È anche interessante che uno dei brani di compositori franco-fiamminghi ascoltati in quest’occasione, cioè Helas que pourra devenir di Firminus Caron, fosse l’occasione - è stata ancora la Bovi a ricordarlo - di una delle prime accese polemiche teoriche a proposito della liceità o meno di un determinato intervallo, che fu innescata dal teorico Johannes Tinctoris, anch’egli un franco-fiammingo vissuto a lungo in Italia, precisamente a Napoli.
L’ottimo Ensemble Micrologus, pur partendo da un approccio musicologico, non si è fermato alla mera filologia, che avrebbe fatto sembrare aride e mummificate queste musiche, ma al contrario le ha presentate con la varietà, la vivacità e la gradevolezza che dovevano avere al loro tempo. E il pubblico del festival ha dimostrato di apprezzare vivamente questa rara occasione di scoprire il mondo musicale ancora semisconosciuto di cinquecento e passa anni fa, nient’affatto coperto dalla polvere del tempo ma ancora animato, vitale e perfino esuberante.

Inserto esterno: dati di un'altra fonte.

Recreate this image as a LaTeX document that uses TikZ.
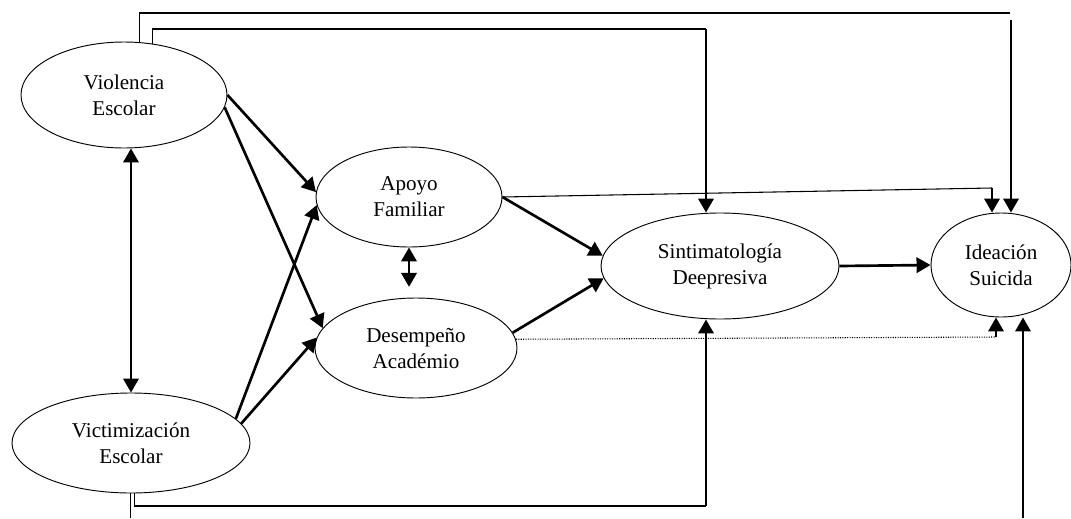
\documentclass[tikz,border=0pt]{standalone}
\usepackage{fontspec}
\setmainfont{Liberation Serif}
\usetikzlibrary{shapes.geometric,arrows.meta}

\tikzset{
  var/.style={draw, ellipse, line width=0.7pt, inner sep=0pt, align=center,
    font=\fontsize{15.8}{19.5}\selectfont},
  efecto/.style={line width=2pt, -{Triangle[length=10.5pt,width=11.5pt]}},
  doble/.style={line width=2pt, {Triangle[length=10.5pt,width=11.5pt]}-{Triangle[length=10.5pt,width=11.5pt]}},
  linea/.style={line width=0.8pt},
}

\begin{document}
\begin{tikzpicture}[x=0.75pt,y=-0.75pt]
        \useasboundingbox (0,0) rectangle (1071,518);
        \node[var, minimum width=154.5pt, minimum height=79.5pt] (viol) at (124,95) {Violencia\\Escolar};
        \node[var, minimum width=178.5pt, minimum height=75pt] (vict) at (131,443) {Victimización\\Escolar};
        \node[var, minimum width=139.5pt, minimum height=75pt] (apoyo) at (409,197) {Apoyo\\Familiar};
        \node[var, minimum width=151.5pt, minimum height=75pt] (desemp) at (416,348) {Desempeño\\Académio};
        \node[var, minimum width=178.5pt, minimum height=79.5pt] (sint) at (720,266) {Sintimatología\\Deepresiva};
        \node[var, minimum width=105pt, minimum height=78pt] (idea) at (1001,265) {Ideación\\Suicida};
        \coordinate (arr1) at (1010,13);
        \coordinate (arr2) at (1011,20);
        \coordinate (arr3) at (706,29);
        \coordinate (fam) at (992,188);
        \coordinate (aca) at (996,337);
        \coordinate (ab1) at (706,506);
        \coordinate (ab2) at (129,518);
        \coordinate (ab3) at (1023,518);
        \draw[efecto] (viol.east) -- (apoyo.177);
        \draw[efecto] (viol.-7) -- (desemp.168);
        \draw[efecto] (vict.13) -- (apoyo.185);
        \draw[efecto] (vict.10) -- (desemp.174);
        \draw[doble] (vict.north) -- (vict.north |- viol.south);
        \draw[doble, shorten >=8pt] (apoyo.south) -- (apoyo.south |- desemp.north);
        \draw[efecto] (apoyo.east) -- (sint.175);
        \draw[efecto] (desemp.9) -- (sint.186);
        \draw[efecto] (sint.east) -- (idea.west);
        \draw[linea] (apoyo.east) -- (fam);
        \draw[efecto] (fam) -- (fam |- idea.north);
        \draw[linea, densely dotted] (desemp.5) -- (aca);
        \draw[efecto] (aca) -- (aca |- idea.south);
        % lineas de arriba y de abajo
        \draw[linea] (viol.74) |- (arr1);
        \draw[efecto] (arr2) -- (arr2 |- idea.north);
        \draw[linea] (viol.61) |- (arr3);
        \draw[efecto] (arr3) -- (arr3 |- sint.north);
        \draw[linea] (vict.-86) |- (ab1);
        \draw[efecto] (ab1) -- (ab1 |- sint.south);
        \draw[linea] (vict.-91) -- (vict.-91 |- ab2);
        \draw[efecto] (ab3) -- (ab3 |- idea.south);
\end{tikzpicture}
\end{document}
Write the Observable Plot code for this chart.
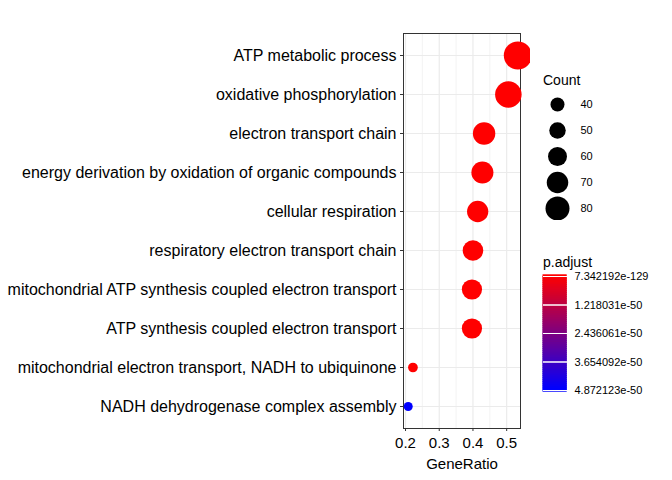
<!DOCTYPE html>
<html><head>
<script src="https://cdn.jsdelivr.net/npm/d3@7"></script>
<script src="https://cdn.jsdelivr.net/npm/@observablehq/plot@0.6"></script>
<style>
body{margin:0;background:#fff;font-family:"Liberation Sans",Arial,sans-serif;}
#wrap{position:relative;width:672px;height:480px;}
#wrap > div{position:absolute;}
.ttl{font-size:14px;color:#000;}
</style></head>
<body>
<div id="wrap">
  <div id="chart" style="left:0;top:0"></div>
  <div class="ttl" style="left:543px;top:72px">Count</div>
  <div id="size" style="left:536px;top:90px"></div>
  <div class="ttl" style="left:543px;top:254px">p.adjust</div>
  <div id="color" style="left:536px;top:268px"></div>
</div>
<script>
const terms = [
  "ATP metabolic process",
  "oxidative phosphorylation",
  "electron transport chain",
  "energy derivation by oxidation of organic compounds",
  "cellular respiration",
  "respiratory electron transport chain",
  "mitochondrial ATP synthesis coupled electron transport",
  "ATP synthesis coupled electron transport",
  "mitochondrial electron transport, NADH to ubiquinone",
  "NADH dehydrogenase complex assembly"
];
const geneRatio = [0.533, 0.505, 0.433, 0.428, 0.414, 0.400, 0.397, 0.397, 0.222, 0.208];
const counts = [85, 81, 70, 69, 67, 65, 64, 64, 36, 34];
const padj = [7.342192e-129, 3e-120, 2e-110, 5e-108, 1e-105, 4e-100, 2e-98, 2e-98, 1e-60, 4.872123e-50];
const sizeBreaks = [40, 50, 60, 70, 80];
const colorTicks = [7.342192e-129, 1.218031e-50, 2.436061e-50, 3.654092e-50, 4.872123e-50];

const data = terms.map((t, i) => ({term: t, ratio: geneRatio[i], count: counts[i], p: padj[i]}));
const rScale = {type: "linear", domain: [34, 85], range: [4.5, 14]};
const colorScale = {type: "linear", domain: [colorTicks[0], colorTicks[4]], range: ["red", "blue"]};
const fmt = d3.format(".6e");

const chart = Plot.plot({
  width: 530, height: 480,
  marginLeft: 403, marginRight: 10, marginTop: 33, marginBottom: 52,
  style: {fontFamily: "Liberation Sans, Arial, sans-serif", fontSize: "14px", color: "#000"},
  x: {domain: [0.194, 0.541], label: "GeneRatio"},
  y: {type: "point", domain: terms, padding: 0.55, label: null},
  r: rScale, color: colorScale,
  marks: [
    Plot.gridX([0.25, 0.35, 0.45], {stroke: "#ebebeb", strokeOpacity: 1, strokeWidth: 0.6}),
    Plot.gridX([0.2, 0.3, 0.4, 0.5], {stroke: "#ebebeb", strokeOpacity: 1, strokeWidth: 1.2}),
    Plot.gridY(terms, {stroke: "#ebebeb", strokeOpacity: 1, strokeWidth: 1.2}),
    Plot.frame({stroke: "#333"}),
    Plot.dot(data, {x: "ratio", y: "term", r: "count", fill: "p"}),
    Plot.axisX({ticks: [0.2, 0.3, 0.4, 0.5], tickFormat: d3.format(".1f"), fontSize: 15, label: "GeneRatio", labelAnchor: "center", labelArrow: "none", labelOffset: 40, tickSize: 3, stroke: "#333"}),
    Plot.axisY({fontSize: 16, tickSize: 3, tickPadding: 4, label: null, stroke: "#333"})
  ]
});
document.getElementById("chart").append(chart);

const sizeLeg = Plot.plot({
  width: 100, height: 130, marginLeft: 0, marginRight: 0, marginTop: 12, marginBottom: 10,
  style: {fontFamily: "Liberation Sans, Arial, sans-serif", fontSize: "11px"},
  x: {domain: [0, 1], axis: null},
  y: {type: "point", domain: sizeBreaks, axis: null, padding: 0.05},
  r: {type: "linear", domain: [40, 80], range: [7, 12]},
  marks: [
    Plot.dot(sizeBreaks, {x: () => 0.21, y: d => d, r: d => d, fill: "black"}),
    Plot.text(sizeBreaks, {x: () => 0.44, y: d => d, text: d => String(d), textAnchor: "start", fontSize: 11})
  ]
});
document.getElementById("size").append(sizeLeg);

const steps = d3.range(0, 60).map(i => colorTicks[0] + (colorTicks[4] - colorTicks[0]) * i / 59);
const dv = (colorTicks[4] - colorTicks[0]) / 59;
const colorLeg = Plot.plot({
  width: 136, height: 130, marginLeft: 7, marginRight: 0, marginTop: 8, marginBottom: 8,
  style: {fontFamily: "Liberation Sans, Arial, sans-serif", fontSize: "11px"},
  x: {domain: [0, 1], axis: null},
  y: {domain: [colorTicks[4], colorTicks[0]], axis: null},
  color: colorScale,
  marks: [
    Plot.rect(steps, {x1: 0, x2: 0.18, y1: d => d - dv * 0.6, y2: d => d + dv * 0.6, fill: d => d, stroke: d => d, inset: 0}),
    Plot.tickY(colorTicks, {y: d => d, x1: 0, x2: 0.04, stroke: "white"}),
    Plot.tickY(colorTicks, {y: d => d, x1: 0.14, x2: 0.18, stroke: "white"}),
    Plot.text(colorTicks, {x: () => 0.24, y: d => d, text: d => fmt(d), textAnchor: "start", fontSize: 11})
  ]
});
document.getElementById("color").append(colorLeg);
</script>
</body></html>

Trio Sheliak (Foto Tiziano Minciotti)
Il giorno successivo si è svolto il concerto finale del Concorso “Alberto Burri” per gruppi giovanili di musica da camera, che è alla sua sesta edizione ed ha già acquistato un notevole prestigio, grazie anche al fatto che due dei suoi precedenti vincitori, il Caravaggio Piano Quartet e il Quartetto Werther, hanno poi vinto il Premio “Farulli”, assegnato ogni anno al miglior gruppo giovanile di musica da camera dalla critica musica italiana nell’ambito del Premio “Abbiati”. Dei sedici gruppi - di livello mediamente molto alto - presentatisi alla fase eliminatoria sono stati ammessi alla finale il Trio con pianoforte Sheliak, il Trio d’archi David e il duo clarinetto-pianoforte Comé. È risultato vincitore il Trio Sheliak, che ha suonato Haydn e Brahms nella prova eliminatoria e l’arduo Trio in la minore di Ravel nella prova finale, convincendo la giuria con l’eccellenza delle sue esecuzioni e anche con la sua versatilità.